Buyer guide

Bottle rinsing machine buyer’s guide.

A buying guide for manufacturers comparing bottle rinsers, bottle washers and rinse-dry systems before asking for a quote.

Main machine families

The common buying routes are air rinsing machines, water bottle rinsers, rotary bottle washers, automatic inline rinsers, semi-automatic rinsers and combined rinser dryer systems. The best route depends on the bottle and the cleanliness target.

Do not buy on headline speed alone

Throughput changes with bottle size, rinse time, operator workflow, changeover method and downstream equipment. Ask what assumptions are behind any stated bottles-per-hour figure.

Look beyond the base machine

Budget should allow for conveyors, change parts, guarding, utilities, commissioning, training and any line-integration work. These items often decide whether the installation runs well in production.

Prepare sample information

Good enquiries include bottle drawings or samples, photos, speed target, product sector, rinse medium, site services and existing line layout. This information reduces the risk of a generic recommendation.

Compare supplier support

Support matters because bottle rinsing equipment interacts with multiple production stages.
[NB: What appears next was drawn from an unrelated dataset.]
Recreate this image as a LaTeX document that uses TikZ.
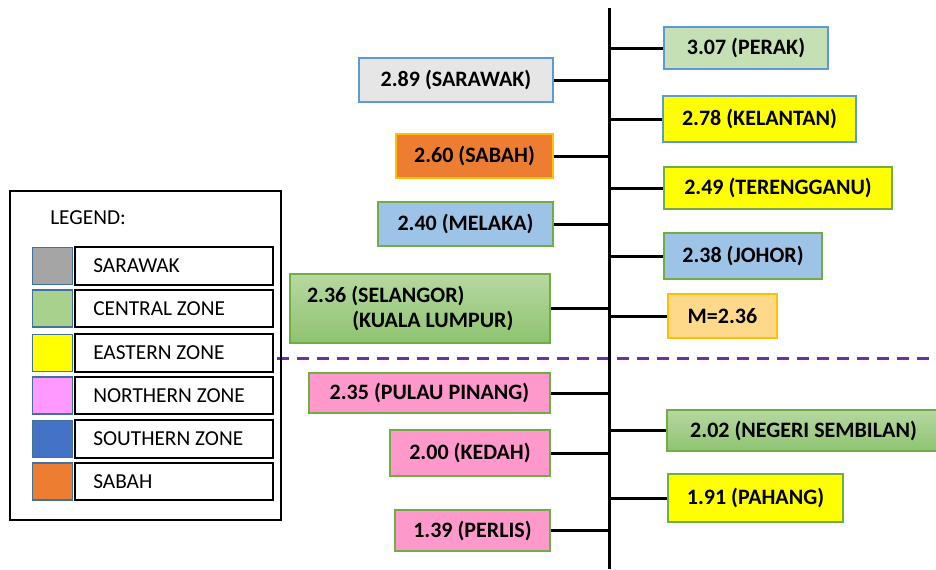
\documentclass[tikz,border=0pt]{standalone}
\usepackage{fontspec}
\setmainfont{Carlito}
\definecolor{sarawakgray}{HTML}{E7E6E6}
\definecolor{swgray}{HTML}{A5A5A5}
\definecolor{edgeblue}{HTML}{5B9BD5}
\definecolor{edgegreen}{HTML}{70AD47}
\definecolor{edgegold}{HTML}{FFC000}
\definecolor{sabahorange}{HTML}{ED7D31}
\definecolor{zoneyellow}{HTML}{FFFF00}
\definecolor{southblue}{HTML}{9DC3E6}
\definecolor{swblue}{HTML}{4472C4}
\definecolor{perakgreen}{HTML}{C5E0B4}
\definecolor{swgreen}{HTML}{A9D18E}
\definecolor{greentop}{HTML}{B6D8A1}
\definecolor{greenbot}{HTML}{8EC370}
\definecolor{northpink}{HTML}{FF99CC}
\definecolor{swpink}{HTML}{FF99FF}
\definecolor{meanpeach}{HTML}{FFD98A}
\definecolor{cutpurple}{HTML}{7030A0}
\definecolor{swedge}{HTML}{41719C}
\tikzset{
  state/.style 2 args={draw, line width=1.5pt, font=\bfseries\fontsize{16.5}{19}\selectfont,
    inner sep=0pt, minimum width=#1*0.75pt, minimum height=#2*0.75pt},
  swatch/.style={draw=swedge, line width=1.2pt, minimum width=30pt, minimum height=28pt, inner sep=0pt},
  legbox/.style={draw, line width=1.5pt, minimum width=148pt, minimum height=28pt, inner sep=0pt},
  legtext/.style={anchor=west, inner sep=0pt, font=\fontsize{16}{19}\selectfont},
  branch/.style={line width=2.25pt}
}
\begin{document}
\begin{tikzpicture}[x=0.75pt, y=-0.75pt]
    \useasboundingbox (0,0) rectangle (936,569);
    \draw [cutpurple, line width=2.25pt, dash pattern=on 9pt off 6pt] (277,358) -- (936,358); %cut line
    \coordinate (top) at (609,8);
    \coordinate (bot) at (609,569);
    \draw [branch] (top) -- (bot); %trunk
    % right side
    \node [state={164}{42}, draw=edgeblue, fill=perakgreen] (perak) at (746,48) {3.07 (PERAK)};
    \node [state={193}{46}, draw=edgeblue, fill=zoneyellow] (kelantan) at (759.5,119) {2.78 (KELANTAN)};
    \node [state={228}{42}, draw=edgegreen, fill=zoneyellow] (terengganu) at (778,188) {2.49 (TERENGGANU)};
    \node [state={158}{46}, draw=edgegreen, fill=southblue] (johor) at (743,256) {2.38 (JOHOR)};
    \node [state={109}{44}, draw=edgegold, fill=meanpeach] (mean) at (722.5,316) {M=2.36};
    \node [state={273}{41}, draw=edgegreen, top color=greentop, bottom color=greenbot] (negeri) at (803.5,430.5) {2.02 (NEGERI SEMBILAN)};
    \node [state={175}{48}, draw=edgegreen, fill=zoneyellow] (pahang) at (755.5,498) {1.91 (PAHANG)};
    % left side
    \node [state={194}{44}, draw=edgeblue, fill=sarawakgray] (sarawak) at (456,80) {2.89 (SARAWAK)};
    \node [state={157}{44}, draw=edgegold, fill=sabahorange] (sabah) at (474.5,156) {2.60 (SABAH)};
    \node [state={175}{44}, draw=edgegreen, fill=southblue] (melaka) at (465.5,224) {2.40 (MELAKA)};
    \node [state={260}{69}, draw=edgegreen, top color=greentop, bottom color=greenbot, align=flush left, text width=169.5pt] (selangor) at (420,308.5) {2.36 (SELANGOR)\\\hspace*{34pt}(KUALA LUMPUR)};
    \node [state={241}{40}, draw=edgegreen, fill=northpink] (pinang) at (429.5,393) {2.35 (PULAU PINANG)};
    \node [state={160}{46}, draw=edgegreen, fill=northpink] (kedah) at (470,453) {2.00 (KEDAH)};
    \node [state={155}{41}, draw=edgegreen, fill=northpink] (perlis) at (472.5,530.5) {1.39 (PERLIS)};
    % branches
    \draw [branch] (perak.west) -- (perak.west -| top);
    \draw [branch] (kelantan.west) -- (kelantan.west -| top);
    \draw [branch] (terengganu.west) -- (terengganu.west -| top);
    \draw [branch] (johor.west) -- (johor.west -| top);
    \draw [branch] (mean.west) -- (mean.west -| top);
    \draw [branch] (negeri.west) -- (negeri.west -| top);
    \draw [branch] (pahang.west) -- (pahang.west -| top);
    \draw [branch] (sarawak.east) -- (sarawak.east -| top);
    \draw [branch] (sabah.east) -- (sabah.east -| top);
    \draw [branch] (melaka.east) -- (melaka.east -| top);
    \draw [branch] (selangor.east) -- (selangor.east -| top);
    \draw [branch] (pinang.east) -- (pinang.east -| top);
    \draw [branch] (kedah.east) -- (kedah.east -| top);
    \draw [branch] (perlis.east) -- (perlis.east -| top);
    % legend
    \draw [line width=1.5pt] (10,191) rectangle (281,520); %legend frame
    \node [legtext] (legtitle) at (50,218) {LEGEND:};
    \node [swatch, fill=swgray] (sw1) at (52.5,266) {};
    \node [legbox] (lb1) at (174,266) {};
    \node [legtext] at (93,266) {SARAWAK};
    \node [swatch, fill=swgreen] (sw2) at (52.5,308.5) {};
    \node [legbox] (lb2) at (174,308.5) {};
    \node [legtext] at (93,308.5) {CENTRAL ZONE};
    \node [swatch, fill=zoneyellow] (sw3) at (52.5,353) {};
    \node [legbox] (lb3) at (174,353) {};
    \node [legtext] at (93,353) {EASTERN ZONE};
    \node [swatch, fill=swpink] (sw4) at (52.5,395.5) {};
    \node [legbox] (lb4) at (174,395.5) {};
    \node [legtext] at (93,395.5) {NORTHERN ZONE};
    \node [swatch, fill=swblue] (sw5) at (52.5,439) {};
    \node [legbox] (lb5) at (174,439) {};
    \node [legtext] at (93,439) {SOUTHERN ZONE};
    \node [swatch, fill=sabahorange] (sw6) at (52.5,481.5) {};
    \node [legbox] (lb6) at (174,481.5) {};
    \node [legtext] at (93,481.5) {SABAH};
\end{tikzpicture}
\end{document}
Ask how the supplier handles installation, commissioning, spares, format changes and aftercare.

Related pages

Move from research to shortlist.

FAQ

Guide questions.

What should a bottle rinsing machine buyer compare?

Compare cleaning method, bottle handling, output assumptions, utilities, changeovers, footprint, integration support and total project scope.

Why do bottle rinser quotes vary?

Quotes vary because scope can include different automation levels, conveyors, change parts, drying, controls, installation and support.

Do I need to send bottle samples?

Samples or accurate drawings are strongly recommended because the bottle shape and stability affect machine selection.